Full marks to Success Magazine! However, with the HBRs new initiatives like the HBR advisory council, I’m sure we’ll see the HBR continue to improve in this area.

6 Responses to Which Business is Better? Harvard Business Review vs Success Magazine
  1. Anonymous
    March 27, 2010 | 9:55 PM

    I assume HBR is also a lot older. So the differences are probably also something to do with organisational intertia. It's a lot harder to totally change what's always been done than to invent a totally new customer focused approach. If you've got an existing system the easy approach is to continually tweak it but that does not lead to breakthroughs.

    Reply
  2. Dr. Lauchlan A. K. Mackinnon
    March 27, 2010 | 10:18 PM

    Great point! Older institutions do tend to develop more bureaucracy.
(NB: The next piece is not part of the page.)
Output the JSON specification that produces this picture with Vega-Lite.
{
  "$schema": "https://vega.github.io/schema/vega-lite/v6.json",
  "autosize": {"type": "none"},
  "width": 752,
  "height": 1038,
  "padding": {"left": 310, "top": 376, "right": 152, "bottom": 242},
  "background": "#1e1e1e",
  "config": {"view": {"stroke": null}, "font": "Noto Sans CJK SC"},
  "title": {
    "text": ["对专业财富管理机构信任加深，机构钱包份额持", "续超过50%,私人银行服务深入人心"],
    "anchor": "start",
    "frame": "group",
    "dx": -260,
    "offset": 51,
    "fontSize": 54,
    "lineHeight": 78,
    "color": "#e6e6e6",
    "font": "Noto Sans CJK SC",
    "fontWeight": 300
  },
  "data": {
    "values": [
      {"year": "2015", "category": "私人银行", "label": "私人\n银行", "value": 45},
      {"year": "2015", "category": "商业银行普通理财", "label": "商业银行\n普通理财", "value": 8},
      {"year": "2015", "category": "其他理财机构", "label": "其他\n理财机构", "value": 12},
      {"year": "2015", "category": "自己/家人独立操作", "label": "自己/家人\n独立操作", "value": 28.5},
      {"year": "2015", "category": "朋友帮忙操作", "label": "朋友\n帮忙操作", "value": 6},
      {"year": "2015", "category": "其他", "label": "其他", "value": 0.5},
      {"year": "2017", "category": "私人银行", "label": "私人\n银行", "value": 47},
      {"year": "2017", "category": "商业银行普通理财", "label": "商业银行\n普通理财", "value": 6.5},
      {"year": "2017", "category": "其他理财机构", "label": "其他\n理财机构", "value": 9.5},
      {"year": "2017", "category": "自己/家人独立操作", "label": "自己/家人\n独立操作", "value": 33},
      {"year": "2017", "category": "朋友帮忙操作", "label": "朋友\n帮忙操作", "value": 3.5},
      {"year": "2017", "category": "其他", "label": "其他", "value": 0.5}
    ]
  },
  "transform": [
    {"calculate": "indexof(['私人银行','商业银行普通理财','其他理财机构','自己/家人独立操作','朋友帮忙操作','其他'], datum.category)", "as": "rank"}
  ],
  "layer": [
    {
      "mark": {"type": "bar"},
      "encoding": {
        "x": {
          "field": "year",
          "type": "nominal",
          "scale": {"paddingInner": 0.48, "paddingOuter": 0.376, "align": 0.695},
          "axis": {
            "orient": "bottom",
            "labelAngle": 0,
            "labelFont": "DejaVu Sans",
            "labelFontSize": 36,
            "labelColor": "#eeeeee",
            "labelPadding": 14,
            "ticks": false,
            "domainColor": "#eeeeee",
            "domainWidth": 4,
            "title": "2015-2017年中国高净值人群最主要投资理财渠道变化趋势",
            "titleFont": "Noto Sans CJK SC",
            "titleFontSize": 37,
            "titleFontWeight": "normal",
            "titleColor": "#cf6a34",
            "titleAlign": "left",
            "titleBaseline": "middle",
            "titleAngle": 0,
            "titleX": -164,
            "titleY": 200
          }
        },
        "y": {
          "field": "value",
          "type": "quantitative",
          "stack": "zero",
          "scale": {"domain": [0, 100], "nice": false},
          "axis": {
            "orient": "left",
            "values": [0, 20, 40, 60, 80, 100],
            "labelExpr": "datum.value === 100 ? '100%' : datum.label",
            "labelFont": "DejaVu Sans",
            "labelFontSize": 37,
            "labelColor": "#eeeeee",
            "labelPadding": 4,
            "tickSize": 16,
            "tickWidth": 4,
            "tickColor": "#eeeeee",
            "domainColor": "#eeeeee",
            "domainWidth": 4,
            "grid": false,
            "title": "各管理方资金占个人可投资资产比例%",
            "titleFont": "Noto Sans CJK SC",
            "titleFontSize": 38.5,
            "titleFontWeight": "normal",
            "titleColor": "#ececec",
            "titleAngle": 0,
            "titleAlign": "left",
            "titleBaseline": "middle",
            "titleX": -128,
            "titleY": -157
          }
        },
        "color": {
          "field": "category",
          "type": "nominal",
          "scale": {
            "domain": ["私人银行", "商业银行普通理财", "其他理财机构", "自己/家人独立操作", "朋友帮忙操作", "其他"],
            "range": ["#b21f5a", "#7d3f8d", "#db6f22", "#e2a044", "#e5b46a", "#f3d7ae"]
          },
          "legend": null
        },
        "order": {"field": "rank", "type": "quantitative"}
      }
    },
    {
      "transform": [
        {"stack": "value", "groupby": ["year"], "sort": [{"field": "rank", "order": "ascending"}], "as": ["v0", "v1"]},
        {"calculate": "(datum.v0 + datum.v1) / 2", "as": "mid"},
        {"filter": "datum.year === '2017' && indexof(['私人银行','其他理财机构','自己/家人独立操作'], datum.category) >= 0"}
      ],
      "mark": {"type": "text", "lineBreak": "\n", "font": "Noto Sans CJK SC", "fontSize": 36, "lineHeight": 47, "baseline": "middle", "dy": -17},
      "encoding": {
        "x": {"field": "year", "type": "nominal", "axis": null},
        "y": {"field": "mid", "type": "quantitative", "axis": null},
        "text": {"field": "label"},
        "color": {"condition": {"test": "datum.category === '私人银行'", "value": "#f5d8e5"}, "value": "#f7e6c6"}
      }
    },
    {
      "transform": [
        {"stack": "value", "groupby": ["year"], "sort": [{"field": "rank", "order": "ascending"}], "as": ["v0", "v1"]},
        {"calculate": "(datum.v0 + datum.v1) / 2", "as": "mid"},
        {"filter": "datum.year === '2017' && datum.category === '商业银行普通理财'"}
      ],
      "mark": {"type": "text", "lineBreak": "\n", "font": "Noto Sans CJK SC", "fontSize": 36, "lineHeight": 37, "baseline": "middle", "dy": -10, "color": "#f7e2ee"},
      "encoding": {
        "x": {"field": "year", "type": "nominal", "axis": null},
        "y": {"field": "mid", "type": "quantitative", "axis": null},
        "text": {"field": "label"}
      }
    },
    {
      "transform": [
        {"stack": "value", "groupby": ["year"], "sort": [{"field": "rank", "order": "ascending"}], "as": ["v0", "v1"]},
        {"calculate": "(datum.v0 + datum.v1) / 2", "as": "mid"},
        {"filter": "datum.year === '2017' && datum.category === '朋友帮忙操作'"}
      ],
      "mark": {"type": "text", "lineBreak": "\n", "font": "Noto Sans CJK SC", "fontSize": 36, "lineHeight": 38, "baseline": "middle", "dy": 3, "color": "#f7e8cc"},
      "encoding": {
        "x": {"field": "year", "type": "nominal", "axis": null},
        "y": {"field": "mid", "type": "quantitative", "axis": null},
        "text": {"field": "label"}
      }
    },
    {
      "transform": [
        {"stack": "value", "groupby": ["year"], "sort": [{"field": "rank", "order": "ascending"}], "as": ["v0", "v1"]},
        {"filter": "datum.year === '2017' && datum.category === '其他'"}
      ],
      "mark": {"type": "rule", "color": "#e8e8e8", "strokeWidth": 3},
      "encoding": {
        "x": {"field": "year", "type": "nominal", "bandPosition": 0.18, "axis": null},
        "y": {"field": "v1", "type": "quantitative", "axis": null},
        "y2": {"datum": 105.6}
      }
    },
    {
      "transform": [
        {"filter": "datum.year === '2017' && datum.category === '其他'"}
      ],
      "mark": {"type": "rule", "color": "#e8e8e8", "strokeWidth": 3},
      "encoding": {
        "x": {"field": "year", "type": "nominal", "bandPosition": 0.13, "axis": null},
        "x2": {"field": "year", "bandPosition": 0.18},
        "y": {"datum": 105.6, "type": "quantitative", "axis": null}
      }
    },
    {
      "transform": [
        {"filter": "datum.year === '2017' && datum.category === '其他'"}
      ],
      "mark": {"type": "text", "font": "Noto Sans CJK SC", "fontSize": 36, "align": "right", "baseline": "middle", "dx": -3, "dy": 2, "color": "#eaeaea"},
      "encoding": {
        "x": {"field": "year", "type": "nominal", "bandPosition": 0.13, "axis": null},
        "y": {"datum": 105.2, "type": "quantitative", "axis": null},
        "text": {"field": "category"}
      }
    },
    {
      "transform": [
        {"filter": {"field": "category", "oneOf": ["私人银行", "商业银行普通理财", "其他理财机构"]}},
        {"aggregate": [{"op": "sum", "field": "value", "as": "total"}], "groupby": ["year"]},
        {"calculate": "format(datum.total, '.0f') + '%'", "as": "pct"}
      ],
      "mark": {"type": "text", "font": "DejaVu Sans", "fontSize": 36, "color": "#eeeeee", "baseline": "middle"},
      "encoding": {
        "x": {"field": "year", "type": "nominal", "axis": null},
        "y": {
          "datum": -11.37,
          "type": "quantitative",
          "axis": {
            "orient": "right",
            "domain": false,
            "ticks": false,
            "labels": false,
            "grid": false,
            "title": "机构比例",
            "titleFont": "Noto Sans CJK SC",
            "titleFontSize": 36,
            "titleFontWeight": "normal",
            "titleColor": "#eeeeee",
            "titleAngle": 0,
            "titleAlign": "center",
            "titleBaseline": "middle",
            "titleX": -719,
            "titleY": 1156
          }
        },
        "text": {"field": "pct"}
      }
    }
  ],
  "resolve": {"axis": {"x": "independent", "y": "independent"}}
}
    However, according to wikipedia, Success magazine is quite a bit older than HBR:

    "SUCCESS was first established in 1891 by Orison Swett Marden as a personal achievement magazine and has since undergone many changes and reinventions."

    "Harvard Business Review began in 1922 as an editorial project of Harvard Business School’s faculty and students. In the first issue, Harvard Business School Dean Wallace B. Donham described the aims of the magazine in the article “An Essential Groundwork for a Broad Executive Theory.” “ The theory of business must develop to such a point that the executive may learn from the experiences of others in the past how to act under the conditions of the present,” he wrote. “Otherwise, business will continue to be unsystematic, haphazard, and for many men a pathetic gamble.”"

    A related comment along the lines of your point is that HBR may have been much more strongly institutionalised than Success magazine from early on, both in the academic sector and with a specific publisher, whereas Success magazine changed hands to new, entrepreneurial publishers multiple times.

    Reply
  3. Anonymous
    March 28, 2010 | 9:55 PM

    Also of note is that the paper renewal of HBR offers some discounts, but the online renewal does not…

    Reply
  4. Kevin Cullis
    April 11, 2010 | 3:02 PM

    And HBR costs $79 a year and Success Magazine cost $24 a year. Hmm.

    Reply
  5. Anonymous
    March 3, 2011 | 1:16 PM

    Yes, yes, yes, to all of the above.

    This morning, I wasted twenty minutes on the phone (international call, no international code given on the renewal document) to an assistant in the HBR renewal dept who could not align the renewal rate posted to me, with the one I was looking at on the HBR.org screen.

    Could we get past this impasse? Apparently not. The assistant could not get access to the HBR.org page I was looking at so I offered to email a pdf of it, "no" we can't open pdfs. Could they take it on trust? I've only been a subscriber since 1997, apparently not.

    Unspeakably poor. Deserves a case study.

    Compare this with the Economist. Fast, polite, easy. My magazine has been arriving late so they are now tracking the postage that so that I receive it on time. Helpful, courteous, always a pleasure.

    Reply
  6. Dr. Lauchlan A. K. Mackinnon
    March 3, 2011 | 8:29 PM

    Thanks for sharing!

    I'm so sorry to hear about your experience with HBR.